In Panel (b) we see how much Sam and Richard are harmed; the marginal cost curves, MCS and MCR, show their respective valuations of the harm imposed on them by each additional unit of emissions. Notice that over a limited range, some emissions generate no harm. At very low levels, neither Sam nor Richard is even aware of the emissions. Richard begins to experience harm as the quantity of emissions goes above 5 pounds per day; it is here that pollution begins to occur. As emissions increase, the additional harm each unit creates becomes larger and larger - the marginal cost curves are upward sloping. The first traces of pollution may be only a minor inconvenience, but as pollution goes up, the problems it creates become more serious - and its marginal cost rises.

Because the same emissions affect both Sam and Richard, we add their marginal cost curves vertically to obtain their combined marginal cost curve MCT. The 34th unit of emissions, for example, imposes an additional cost of $9 on Sam and $4 on Richard. It thus imposes a total marginal cost of $13.

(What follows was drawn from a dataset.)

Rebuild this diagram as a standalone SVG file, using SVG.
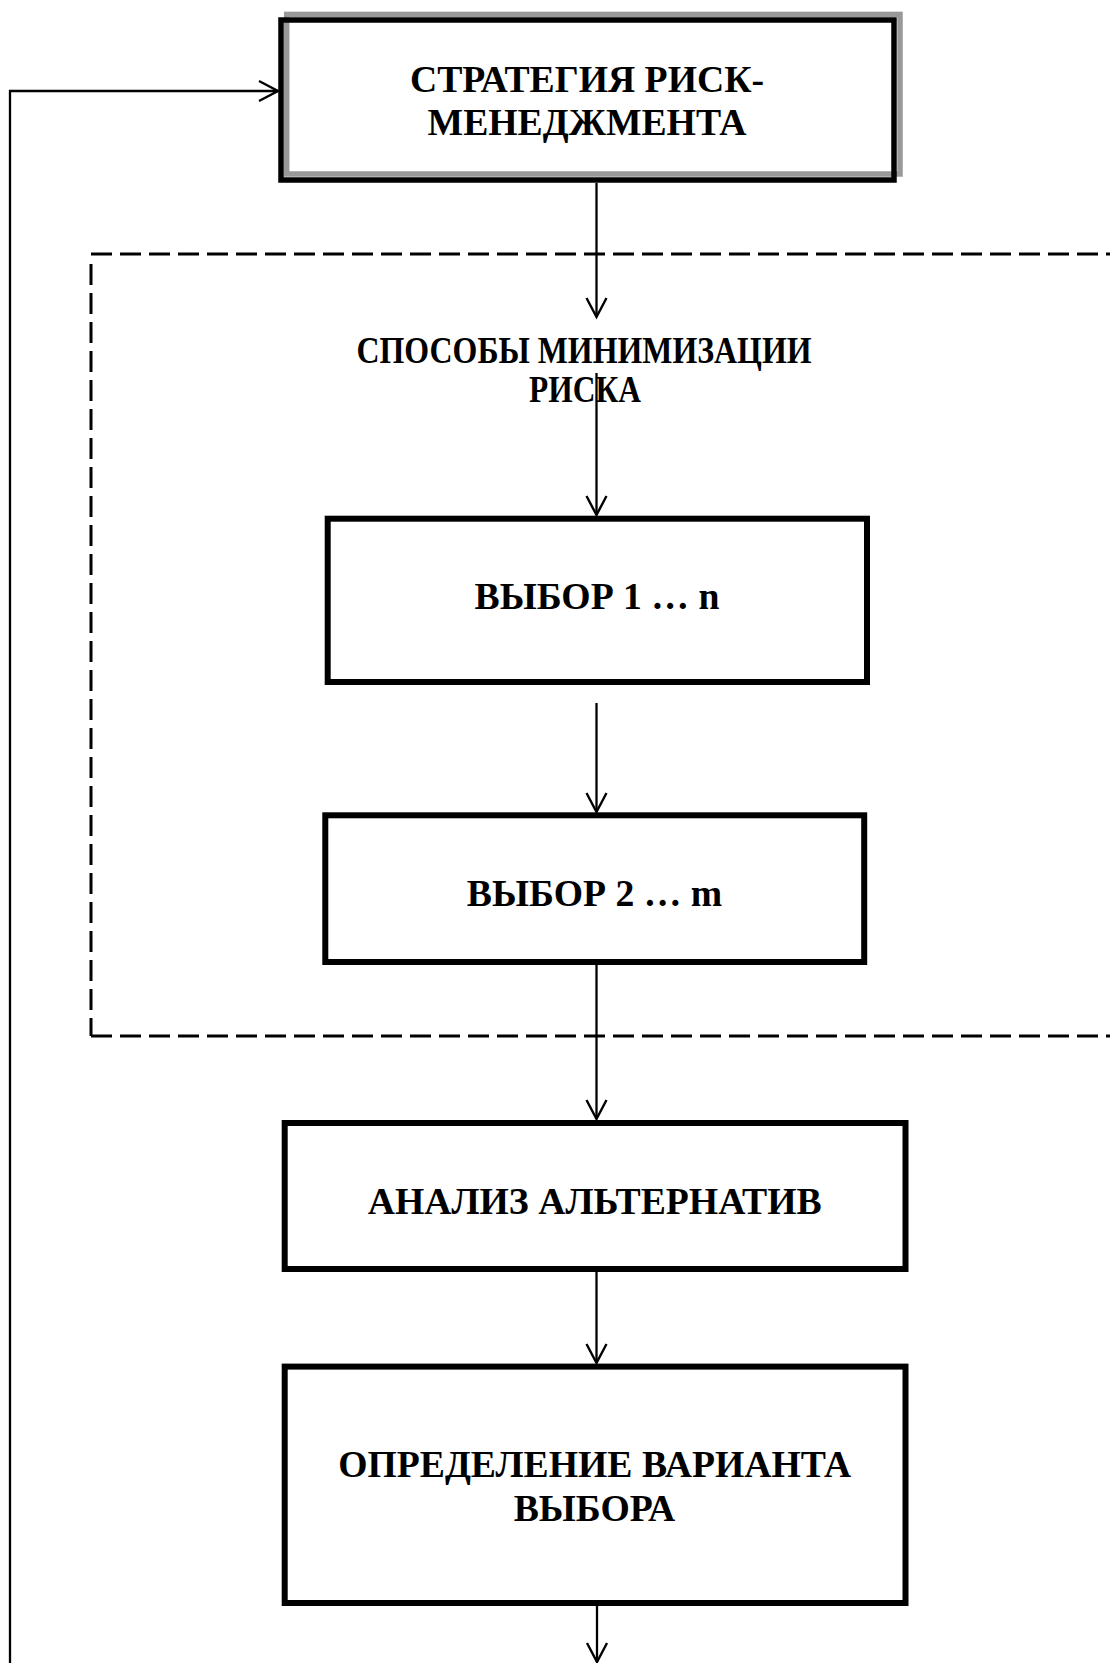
<svg xmlns="http://www.w3.org/2000/svg" width="1110" height="1663" viewBox="0 0 1110 1663">
<style>
  .box { fill: none; stroke: #000; stroke-width: 6; }
  .t { font-family: "Liberation Serif", "Times New Roman", serif; font-weight: bold; font-size: 37.7px; fill: #000; text-anchor: middle; }
  .lbl { font-size: 37px; }
  .conn { fill: none; stroke: #000; stroke-width: 2.3; marker-end: url(#arr); }
  .dash { fill: none; stroke: #000; stroke-width: 3; stroke-dasharray: 21 8; }
</style>
<defs>
  <marker id="arr" markerUnits="userSpaceOnUse" markerWidth="30" markerHeight="30" refX="0" refY="0" orient="auto" overflow="visible">
    <path d="M-19,-10 L0,0 L-19,10" fill="none" stroke="#000" stroke-width="2.4" stroke-linejoin="miter"/>
  </marker>
</defs>
<rect width="1110" height="1663" fill="#fff"/>

<g id="group-minimization">
  <path class="dash" d="M91,254 H1110"/>
  <path class="dash" d="M91,264 V1036"/>
  <path class="dash" d="M91,1036 H1110"/>
</g>

<g id="connectors">
  <path class="conn" d="M10,1663 V91 H278"/>
  <path class="conn" d="M596.5,183 V317"/>
  <path class="conn" d="M596.5,373 V515"/>
  <path class="conn" d="M596.5,703 V812"/>
  <path class="conn" d="M596.5,965 V1119"/>
  <path class="conn" d="M596.5,1272 V1363"/>
  <path class="conn" d="M597,1606 V1662"/>
</g>

<g id="node-strategy">
  <rect x="281" y="20" width="613" height="160" fill="#fff"/>
  <rect x="286.7" y="14.4" width="613.3" height="159.6" fill="none" stroke="#999" stroke-width="5.5"/>
  <rect x="281" y="20" width="613" height="160" fill="none" stroke="#000" stroke-width="5.5"/>
  <text class="t" x="587" y="92.3">СТРАТЕГИЯ РИСК-</text>
  <text class="t" x="587" y="135">МЕНЕДЖМЕНТА</text>
</g>

<g id="node-methods">
  <text class="t lbl" x="584" y="362.7" textLength="455" lengthAdjust="spacingAndGlyphs">СПОСОБЫ МИНИМИЗАЦИИ</text>
  <text class="t lbl" x="585" y="401.7" textLength="112" lengthAdjust="spacingAndGlyphs">РИСКА</text>
</g>

<g id="node-choice1">
  <rect class="box" x="327.7" y="518.7" width="539.3" height="163.3"/>
  <text class="t" x="597" y="609">ВЫБОР 1 … n</text>
</g>

<g id="node-choice2">
  <rect class="box" x="325.3" y="815.3" width="538.9" height="146.7"/>
  <text class="t" x="594.5" y="906">ВЫБОР 2 … m</text>
</g>

<g id="node-analysis">
  <rect class="box" x="284.7" y="1123" width="620.8" height="146"/>
  <text class="t" x="594.7" y="1213.5">АНАЛИЗ АЛЬТЕРНАТИВ</text>
</g>

<g id="node-decision">
  <rect class="box" x="284.7" y="1366.6" width="620.8" height="236.4"/>
  <text class="t" x="594.7" y="1477">ОПРЕДЕЛЕНИЕ ВАРИАНТА</text>
  <text class="t" x="594.5" y="1521">ВЫБОРА</text>
</g>
</svg>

The efficient quantity of emissions is found at the intersection of the demand (DT) and marginal cost (MCT) curves in Panel (c) of Figure 18.1 "Determining the Efficient Level of Pollution", with 34 units of the pollutant emitted. The marginal benefit of the 34th unit of emissions, as measured by the demand curve DT, equals its marginal cost, MCT, at that level. The quantity at which the marginal benefit curve intersects the marginal cost curve maximizes the net benefit of an activity.

We have already seen that in the absence of a mechanism to charge Mary and Jane for their emissions, they face a price of zero and would emit 60 units of pollutant per period. But that level of pollution is inefficient. Indeed, as long as the marginal cost of an additional unit of pollution exceeds its marginal benefit, as measured by the demand curve, there is too much pollution; the net benefit of emissions would be greater with a lower level of the activity.

Just as too much pollution is inefficient, so is too little. Suppose Mary and Jane are not allowed to pollute; emissions equal zero. We see in Panel (c) that the marginal benefit of dumping the first unit of pollution is quite high; the marginal cost it imposes on Sam and Richard is zero. Because the marginal benefit of additional pollution exceeds its marginal cost, the net benefit to society would be increased by increasing the level of pollution. That is true at any level of pollution below 34 units, the efficient solution.

The notion that too little pollution could be inefficient may strike you as strange. To see the logic of this idea, imagine that the pollutant involved is carbon monoxide, a pollutant emitted whenever combustion occurs, and it is deadly. It is, for example, emitted when you drive a car. Now suppose that no emissions of carbon monoxide are allowed. Among other things, this would require a ban on all driving. Surely the benefits of some driving would exceed the cost of the pollution created. The problem in pollution policy from an economic perspective is to find the quantity of pollution at which total benefits exceed total costs by the greatest possible amount - the solution at which marginal benefit equals marginal cost.